3. Create an environment for fastaiv1
Execute the following commands to create the fastaiv1 environment.
conda create --name fastaiv1
conda activate fastaiv1
Run these commands to install fastaiv1 and any dependencies. Click y or yes or whatever as needed to add the items (from fastai github readme)
conda install -c pytorch -c fastai fastai
conda uninstall --force jpeg libtiff -y
conda install -c conda-forge libjpeg-turbo pillow==6.0.0
C="cc -mavx2" pip install --no-cache-dir -U --force-reinstall --no-binary :all: --compile pillow-simd
conda install jupyter notebook
conda install -c conda-forge jupyter_contrib_nbextensions
4. Get the coursev3 data
I like to keep all my cloned data in a sub directory called “repos”. The instructions will reflect this.
mkdir repos
cd repos
git clone https://github.com/fastai/course-v3.git
5. Test the version 1 installation
For my setup, running Ubuntu server, I do not use a browser on the Ubuntu machine, so I do not start Jupyter notebook with one. I also port forward 8889 on the Ubuntu machine to my local host as port 8888. So the following command takes that into account:
jupyter notebook --no-browser --port 8889
Once the server is running, I can copy the link shown and paste it into my browser.
I will need to change the port number as shown below:
…and will be presented with the Jupyter Notebook screen
With the notebook server running, access to the terminal can be had by clicking New>Terminal as shown
Enter the following command if you would like to watch how the GPU is used during training of our models
watch -n 1 nvidia-smi
I suggest now opening the course-v3/nbs/dl1/lesson1-pets.ipynb notebook and run a few cells to verify the code is working
Once you get to the training part…
…you can switch over to the terminal tab to see if the GPU is being used by looking at the memory consumption
With fastaiv1 working with the exisiting notebooks, we can shut down the server and work on the fastaiv2 portion. Deactivate the fastaiv1 environment using
conda deactivate
6. Create the fastai2 environment
While still in the “repos” directory (create it if you did not do step 4) execute the following commands (from the fastai2 github page)
git clone https://github.com/fastai/fastai2
cd fastai2
conda env create -f environment.yml
conda activate fastai2
7. Install fastai2 and its dependencies (from the github page)

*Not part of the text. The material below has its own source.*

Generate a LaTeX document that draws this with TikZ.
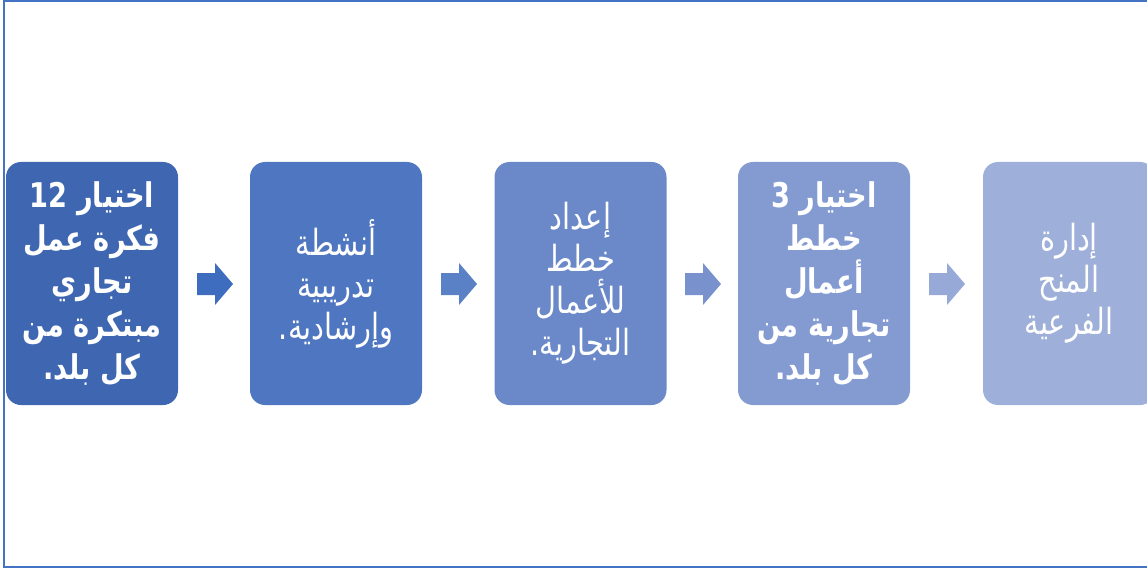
\documentclass[tikz,border=0pt]{standalone}
\usepackage{fontspec}
\TeXXeTstate=1
\newfontfamily\arabicfont[Script=Arabic,FakeStretch=0.8]{DejaVu Sans}
\definecolor{frame}{RGB}{68,114,196}
\definecolor{bxa}{RGB}{63,103,177}
\definecolor{bxb}{RGB}{79,118,192}
\definecolor{bxc}{RGB}{107,137,200}
\definecolor{bxd}{RGB}{132,155,210}
\definecolor{bxe}{RGB}{158,175,217}
\definecolor{ara}{RGB}{62,108,190}
\definecolor{arb}{RGB}{90,128,198}
\definecolor{arc}{RGB}{121,146,206}
\definecolor{ard}{RGB}{151,169,214}
\tikzset{
  stepbox/.style={rectangle, rounded corners=15pt, minimum width=172pt, minimum height=243pt,
    inner sep=0pt, text=white, align=center,
    font=\arabicfont\fontsize{36}{42}\selectfont},
  boldtext/.style={font=\arabicfont\bfseries\fontsize{34}{43}\selectfont},
}
\newcommand{\blockarrow}[3]{%
  \fill[#2] (#1-18,273) -- (#1,273) -- (#1,263) -- (#1+18,284) -- (#1,305) -- (#1,295) -- (#1-18,295) -- cycle;
  \coordinate (#3) at (#1,284);}
\begin{document}
\begin{tikzpicture}[x=1pt,y=-1pt]
\useasboundingbox (0,0) rectangle (1147,569);
\clip (0,0) rectangle (1147,569);
\draw[frame, line width=2.2pt] (4,1) rectangle (1160,567);
\node[stepbox, fill=bxa, boldtext] (b1) at (92,283.5)
  {\beginR اختيار \beginL12\endL\endR\\ \beginR فكرة عمل\endR\\ \beginR تجاري\endR\\ \beginR مبتكرة من\endR\\ \beginR كل بلد.\endR};
\node[stepbox, fill=bxb] (b2) at (336,283.5)
  {\beginR أنشطة\endR\\ \beginR تدريبية\endR\\ \beginR وإرشادية.\endR};
\node[stepbox, fill=bxc] (b3) at (580.5,283.5)
  {\beginR إعداد\endR\\ \beginR خطط\endR\\ \beginR للأعمال\endR\\ \beginR التجارية.\endR};
\node[stepbox, fill=bxd, boldtext] (b4) at (824,283.5)
  {\beginR اختيار \beginL3\endL\endR\\ \beginR خطط\endR\\ \beginR أعمال\endR\\ \beginR تجارية من\endR\\ \beginR كل بلد.\endR};
\node[stepbox, fill=bxe] (b5) at (1069,283.5)
  {\beginR إدارة\endR\\ \beginR المنح\endR\\ \beginR الفرعية\endR};
\blockarrow{215}{ara}{a1}
\blockarrow{459}{arb}{a2}
\blockarrow{703}{arc}{a3}
\blockarrow{947}{ard}{a4}
\end{tikzpicture}
\end{document}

Run the following commands:
pip install fastai2
pip install nbdev
nbdev_install_git_hooks
conda install pyarrow
pip install pydicom kornia opencv-python scikit-image
8. Test the fastai2 installation
Start the jupyter notebook. Since this is a different environment, you will have to enter the key/password like before. You should see the new fastai2 folder like shown below.
Open the notebook as shown below from the fastai2 folders. This is a similar notebook to the one tested before.
The key difference is that some of the learn
commands use the .to_fp16()
option. My 1080ti card and I believe the 20 series cards can use this method, but other 10 series cards cannot, so be careful just running these notebooks as is.
9. Get the course v4 notebooks
With the fastai2 installation validated, you can now get the notebooks being used in version 4 of the course. Stop the server and change back to the “repos” directory. Run the following command:
git clone https://github.com/fastai/course-v4
Trying to run the first notebook in the repo will result in some errors. You will need to install a few more dependencies (credit to @zerotosingularity ):
pip install graphviz
pip install azure
pip install azure-cognitiveservices-vision-computervision
pip install azure-cognitiveservices-search-websearch
pip install azure-cognitiveservices-search-imagesearch
pip install "ipywidgets>=7.5.1"
pip install sentencepiece
pip install scikit_learn
You should be able to restart the notebook server, and see the new directory. The first notebook should now run without errors.
I hope this helps people running a local installation.